For measurement distribution shift, as shown in Figure 6, we train our model with $N_{p}=100$ pilots but test it across $N_{p}\in \left \{{{10,30,50,100,200}}\right \}$ . The results demonstrate robust performance, with a maximum NMSE gap of only 1 dB between different configurations at SNR above −5 dB. For channel distribution shift, we evaluate our model under various scenarios as shown in Table 7, with 10 online optimization steps. When tested on LoS-only scenarios despite training on both LoS and NLoS conditions, the model achieves better performance with −16.5512 dB NMSE compared to −12.8193 dB, attributed to the simpler channel structure.

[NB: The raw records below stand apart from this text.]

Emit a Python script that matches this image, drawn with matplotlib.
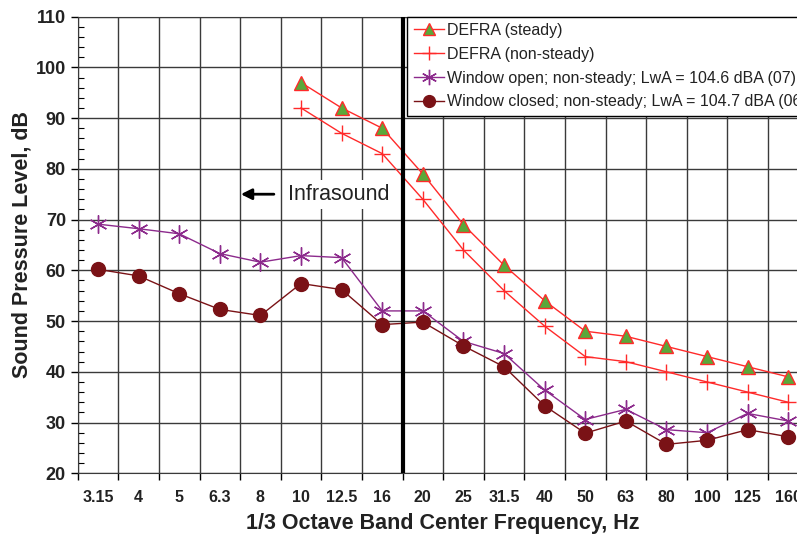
import matplotlib
matplotlib.use('Agg')
import matplotlib.pyplot as plt
import numpy as np

plt.rcParams['font.family'] = ['Liberation Sans', 'DejaVu Sans']

# 1/3 octave band centre frequencies (Hz)
bands = ["3.15", "4", "5", "6.3", "8", "10", "12.5", "16", "20", "25", "31.5",
         "40", "50", "63", "80", "100", "125", "160"]

# DEFRA curves start at 10 Hz
defra_steady = [97, 92, 88, 79, 69, 61, 54, 48, 47, 45, 43, 41, 39]
defra_nonsteady = [92, 87, 83, 74, 64, 56, 49, 43, 42, 40, 38, 36, 34]
window_open = [69.1, 68.2, 67.2, 63.3, 61.6, 62.9, 62.5, 52.0, 52.0, 46.0, 43.6,
               36.4, 30.6, 32.6, 28.6, 28.0, 31.8, 30.3]
window_closed = [60.2, 58.9, 55.4, 52.3, 51.1, 57.4, 56.2, 49.3, 49.8, 45.1, 41.0,
                 33.3, 27.9, 30.3, 25.7, 26.5, 28.6, 27.2]

x_all = np.arange(len(bands))
x_defra = x_all[len(bands) - len(defra_steady):]

fig = plt.figure(figsize=(7.97, 5.36), dpi=100)
ax = fig.add_axes([0.0975, 0.117, 0.917, 0.852])

ax.plot(x_defra, defra_steady, color='#ff2a2a', lw=1.0, marker='^', ms=10,
        mfc='#5aa83a', mec='#ff2a2a', mew=1.0, label='DEFRA (steady)', zorder=4)
ax.plot(x_defra, defra_nonsteady, color='#ff2a2a', lw=1.0, marker='+', ms=12,
        mew=1.0, label='DEFRA (non-steady)', zorder=4)
ax.plot(x_all, window_open, color='#8c2a8c', lw=1.0, marker=(6, 2, 0), ms=13,
        mew=1.0, label='Window open; non-steady; LwA = 104.6 dBA (07)', zorder=4)
ax.plot(x_all, window_closed, color='#7a1216', lw=1.0, marker='o', ms=10,
        mfc='#7a1216', mec='#7a1216', label='Window closed; non-steady; LwA = 104.7 dBA (06)',
        zorder=4)

# boundary between infrasound and audible range
ax.axvline(7.5, ymin=0.006, ymax=1, color='black', lw=3, zorder=5)

ax.annotate('', xy=(3.45, 75), xytext=(4.4, 75),
            arrowprops=dict(arrowstyle='-|>', color='black', lw=2, mutation_scale=16))
ax.text(4.68, 75, 'Infrasound', fontsize=15.5, va='center', ha='left', color='#222222',
        bbox=dict(facecolor='white', edgecolor='none', pad=3), zorder=3)

ax.set_xlim(-0.5, len(bands) - 0.5)
ax.set_ylim(20, 110)

# boundaries get ticks and grid, centres get the labels
ax.set_xticks(np.arange(-0.5, len(bands), 1.0))
ax.set_xticklabels([])
ax.set_xticks(x_all, minor=True)
ax.set_xticklabels(bands, minor=True, fontsize=11.5, fontweight='bold', color='#222222')
ax.tick_params(axis='x', which='major', length=5, direction='out', width=1)
ax.tick_params(axis='x', which='minor', length=0, pad=12)

ax.set_yticks(np.arange(20, 111, 10))
ax.set_yticks(np.arange(20, 111, 2), minor=True)
ax.tick_params(axis='y', which='major', length=5, direction='out', width=1,
               labelsize=13)
ax.tick_params(axis='y', which='minor', length=4, direction='in', width=0.8)
for lbl in ax.get_yticklabels():
    lbl.set_fontweight('bold')
    lbl.set_color('#222222')

ax.grid(True, which='major', color='#3a3a3a', lw=1.0)
ax.set_axisbelow(True)
for s in ax.spines.values():
    s.set_color('#3a3a3a')

ax.set_xlabel('1/3 Octave Band Center Frequency, Hz', fontsize=15.5, fontweight='bold',
              color='#222222', labelpad=6)
ax.set_ylabel('Sound Pressure Level, dB', fontsize=15.5, fontweight='bold',
              color='#222222', labelpad=2)

leg = ax.legend(loc='upper left', bbox_to_anchor=(0.451, 1.0), fontsize=11.5,
                frameon=True, fancybox=False, framealpha=1, edgecolor='black',
                handlelength=1.9, borderpad=0.4, labelspacing=0.55, handletextpad=0.2,
                borderaxespad=0, markerscale=0.85)
leg.get_frame().set_linewidth(1.0)
leg.set_zorder(6)
for t in leg.get_texts():
    t.set_color('#222222')

fig.savefig('out.png', dpi=100)
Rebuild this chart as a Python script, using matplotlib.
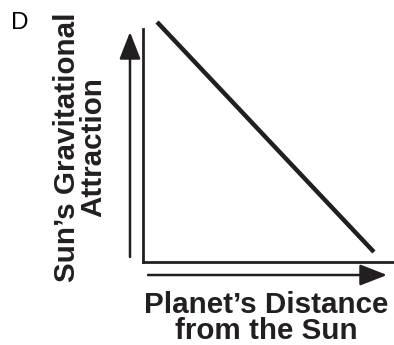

The model exhibits stable performance under antenna spacing $(d_{\mathrm {AE}})$ variations from $\lambda _{c}/2$ to $\lambda _{c}/5$ or $\lambda _{c}/10$ , showing minimal NMSE degradation below 0.6 dB. For maximum receiver rotation angle shifts from $\dot {\phi }=\pi /6$ to $\dot {\phi }=2\pi /9$ , the performance decrease of 1.6 dB remains practically acceptable.

TABLE 7 Generalization Performance Under Different Scenarios

It is worth noting that OOD generalization is not a critical concern for our approach. As a model-free estimation scheme, the generative model learns directly from data without requiring explicit channel models. This means the model can be efficiently retrained when deployment scenarios differ significantly from the training distribution, providing a flexible solution for practical applications.